Evaluating measures are:

  • OI: Omega Index (a fuzzy version of the Adjusted Rand Index, identical to the Fuzzy Rand Index), which yields the same value as Adjusted Rand Index when applied to the non-overlapping clusterings.

  • [M]F1: various [mean] F1 measures of the Greatest (Max) Match including the Average F1-Score (suggested by J. Leskovec) with optional weighting. NOTE: There are 3 matching policies available for each kind of F1. The most representative evaluation is performed by the F1p with combined matching policy (considers both micro and macro weighting).

Arguments

-O, –ovp
evaluate overlapping instead of the

multi-resolution clusters, where max matching for any shared member between R overlapping clusters is 1/R (the member is shared) instead of 1 (the member fully belongs to each [hierarchical sub]group) for the member belonging to R distinct clusters on R resolutions.

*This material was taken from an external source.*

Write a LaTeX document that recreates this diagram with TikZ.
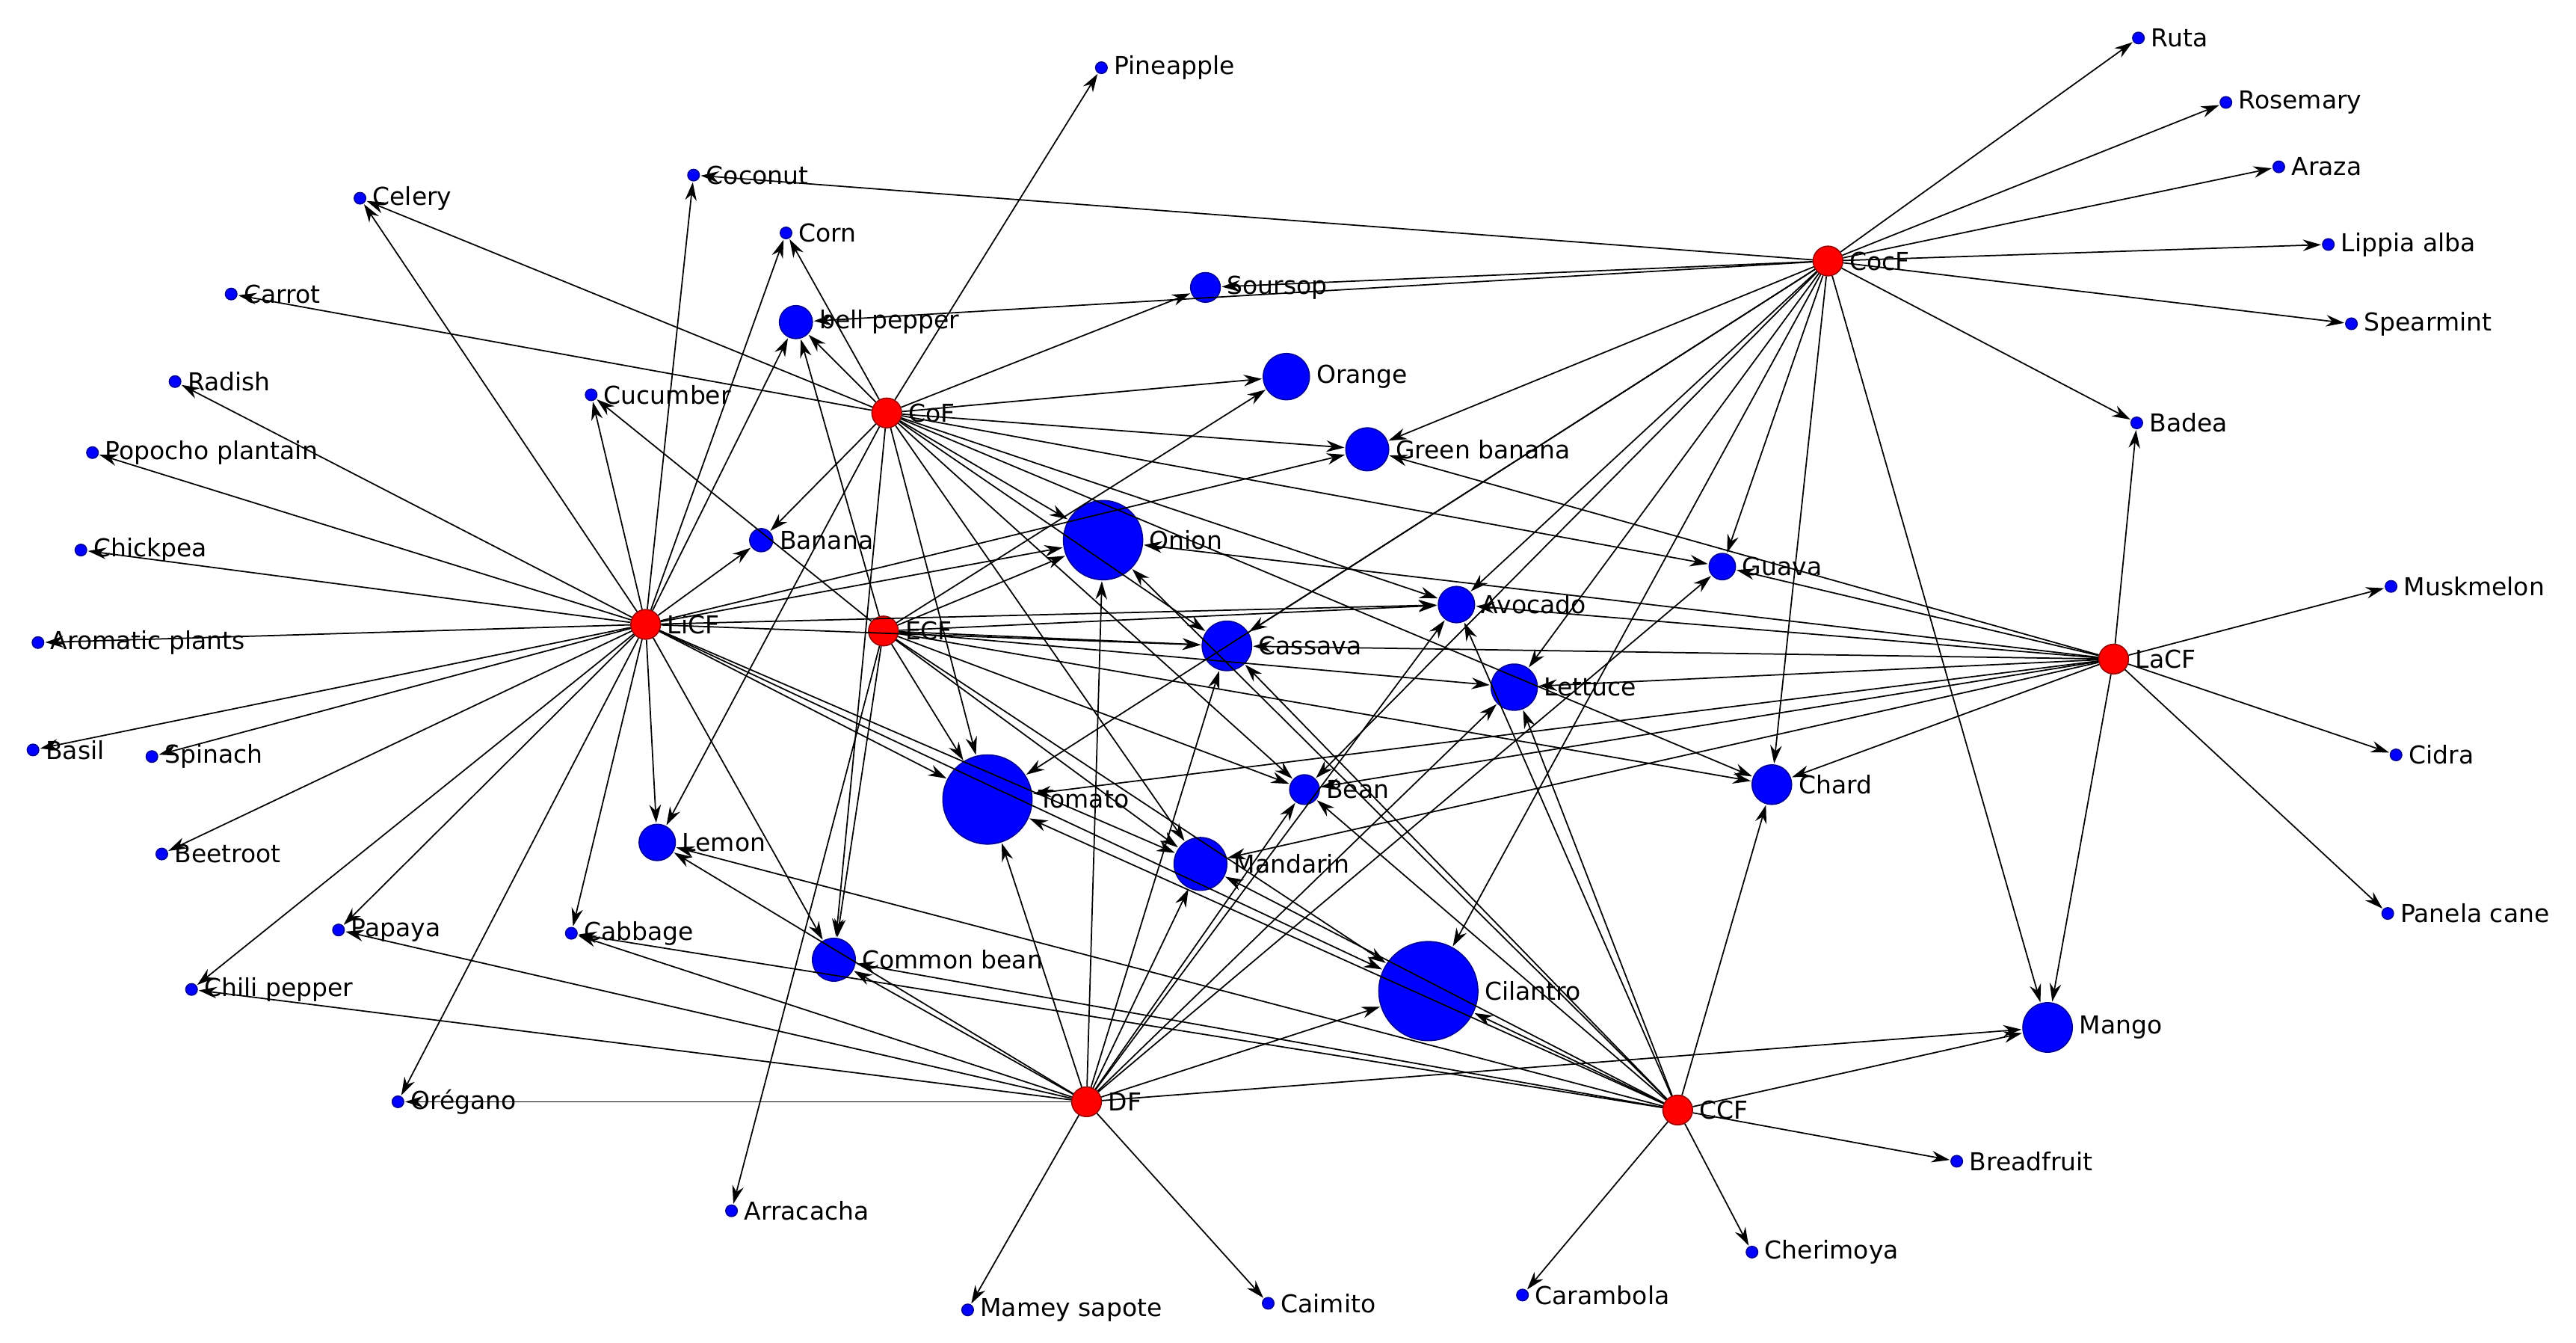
\documentclass[tikz,border=0pt]{standalone}
\usepackage{fontspec}
\setmainfont{DejaVu Sans}
\usetikzlibrary{arrows.meta}
\definecolor{hubred}{RGB}{255, 0, 0}
\definecolor{cropblue}{RGB}{0, 0, 255}
\tikzset{
  crop/.style={circle, fill=cropblue, draw=cropblue!60!black, inner sep=0pt},
  hub/.style={circle, fill=hubred, draw=hubred!60!black, inner sep=0pt, minimum size=3.6mm},
  lbl/.style={font=\fontsize{8.5}{9}\selectfont, inner sep=1pt, label distance=1pt},
  edge/.style={-{Stealth[length=2.2mm,width=1.4mm]}, line width=0.45pt, shorten >=0.3pt}
}
\begin{document}
\begin{tikzpicture}[x=0.2mm, y=-0.2mm]
    \useasboundingbox (0,0) rectangle (1560,813);
    % farm types
    \foreach \id/\x/\y/\t in {cocf/1107/158/CocF, cof/537/250/CoF, licf/391/378/LiCF,
        ecf/535/382/ECF, lacf/1280/399/LaCF, df/658/667/DF, ccf/1016/672/CCF}
        \node[hub, label={[lbl]right:\t}] (\id) at (\x,\y) {};
    % crops (size by degree)
    \foreach \id/\x/\y/\r/\t in {onion/668/327/24/Onion, tomato/598/484/27/Tomato,
        cilantro/865/600/30/Cilantro, cassava/743/391/15/Cassava, avocado/882/366/11/Avocado,
        lettuce/917/416/14/Lettuce, gbanana/828/272/13/Green banana, orange/779/228/14/Orange,
        mandarin/727/523/16/Mandarin, cbean/505/581/13/Common bean, lemon/398/510/11/Lemon,
        chard/1073/475/12/Chard, mango/1240/622/15/Mango, soursop/730/174/9/Soursop,
        bpepper/482/195/10/bell pepper, banana/461/327/7/Banana, bean/790/478/9/Bean,
        guava/1043/343/8/Guava,
        pineapple/667/41/3.5/Pineapple, coconut/420/106/3.5/Coconut, celery/218/120/3.5/Celery,
        corn/476/141/3.5/Corn, carrot/140/178/3.5/Carrot, radish/106/231/3.5/Radish,
        cucumber/358/239/3.5/Cucumber, popocho/56/274/3.5/Popocho plantain,
        chickpea/49/333/3.5/Chickpea, aromatic/23/389/3.5/Aromatic plants, basil/20/454/3.5/Basil,
        spinach/92/458/3.5/Spinach, beetroot/98/517/3.5/Beetroot, papaya/205/563/3.5/Papaya,
        cabbage/346/565/3.5/Cabbage, chili/116/599/3.5/Chili pepper, oregano/241/667/3.5/Orégano,
        arracacha/443/733/3.5/Arracacha, mamey/586/793/3.5/Mamey sapote, caimito/768/789/3.5/Caimito,
        carambola/922/784/3.5/Carambola, cherimoya/1061/758/3.5/Cherimoya,
        breadfruit/1185/703/3.5/Breadfruit, panela/1446/553/3.5/Panela cane, cidra/1451/457/3.5/Cidra,
        muskmelon/1448/355/3.5/Muskmelon, badea/1294/256/3.5/Badea, spearmint/1424/196/3.5/Spearmint,
        lippia/1410/148/3.5/Lippia alba, araza/1380/101/3.5/Araza, rosemary/1348/62/3.5/Rosemary,
        ruta/1295/23/3.5/Ruta}
        \node[crop, minimum size=\r*0.4mm, label={[lbl]right:\t}] (\id) at (\x,\y) {};
    % links farm -> crop
    \foreach \h/\l in {
        cocf/{ruta,rosemary,araza,lippia,spearmint,badea,mango,chard,guava,lettuce,avocado,gbanana,soursop,coconut,bpepper,cassava,bean,tomato,cilantro},
        cof/{pineapple,celery,corn,carrot,bpepper,soursop,orange,gbanana,onion,guava,avocado,cassava,tomato,mandarin,lemon,cbean,bean,chard,banana},
        licf/{coconut,corn,cucumber,celery,radish,popocho,chickpea,aromatic,basil,spinach,beetroot,chili,papaya,oregano,cabbage,lemon,banana,onion,avocado,cassava,tomato,mandarin,cilantro,cbean,gbanana,bpepper},
        ecf/{cucumber,bpepper,onion,orange,avocado,cassava,tomato,cbean,arracacha,lettuce,bean,cilantro,mandarin,chard},
        lacf/{badea,muskmelon,cidra,panela,mango,chard,guava,lettuce,gbanana,avocado,tomato,bean,mandarin,cassava,onion},
        df/{caimito,mamey,oregano,papaya,chili,cabbage,cbean,tomato,onion,mandarin,cassava,bean,avocado,lettuce,guava,cilantro,mango,lemon},
        ccf/{carambola,cherimoya,breadfruit,mango,chard,cilantro,lettuce,avocado,cassava,mandarin,tomato,cbean,cabbage,lemon,onion,bean}}
        \foreach \c in \l
            \draw[edge] (\h) -- (\c);
\end{tikzpicture}
\end{document}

NOTE: It has no effect for the Omega Index evaluation. (default=off)

-q, –unique
ensure on loading that all cluster members are

unique by removing all duplicates. (default=off)

-m, –membership=FLOAT
average expected membership of the nodes in the

clusters, > 0, typically >= 1. Used only to facilitate estimation of the nodes number on the containers preallocation if this number is not specified in the file header. (default=`1’)

-d, –detailed
detailed (verbose) results output

(default=off)

Omega Index options :

-o, –omega
evaluate Omega Index (a fuzzy version of the

Adjusted Rand Index, identical to the Fuzzy Rand Index and on the non-overlapping clusterings equals to ARI). (default=off)

-x, –extended
evaluate extended (Soft) Omega Index, which

does not excessively penalize distinctly shared nodes. (default=off)

Mean F1 options:

-f, –f1[=ENUM]
evaluate mean F1 of the [weighted] average of

the greatest (maximal) match by F1 or partial probability. NOTE: F1p <= F1h <= F1a, where:

  • p (F1p or Ph): Harmonic mean (F1) of two [weighted] averages of the Partial Probabilities, the most indicative as satisfies the largest number of the Formal Constraints (homogeneity, completeness and size/quantity except the rag bag in some cases);

  • h (F1h): Harmonic mean (F1) of two [weighted] averages of all local F1 (harmonic means of the Precision and Recall of the best matches of the clusters);

  • a (F1a): Arithmetic mean (average) of two [weighted] averages of all local F1, the least discriminative and satisfies the lowest number of the Formal Constraints.

(possible values=”partprob”,”harmonic”, “average” default=`partprob’)

-k, –kind[=ENUM]

kind of the matching policy:

  • w - Weighted by the number of nodes in each cluster

  • u - Unweighed, where each cluster is treated equally

  • c - Combined(w, u) using geometric mean (drops the value not so much as harmonic mean)

(possible values=”weighted”, “unweighed”, “combined” default=`weighted’)

Reference

F1a (Average F1-Score)

Yang, Jaewon, and Jure Leskovec. “Overlapping community detection at scale: a nonnegative matrix factorization approach.” Proceedings of the sixth ACM international conference on Web search and data mining. ACM, 2013.

Omega

Collins, Linda M., and Clyde W. Dent. “Omega: A general formulation of the rand index of cluster recovery suitable for non-disjoint solutions.” Multivariate Behavioral Research 23.2 (1988): 231-242.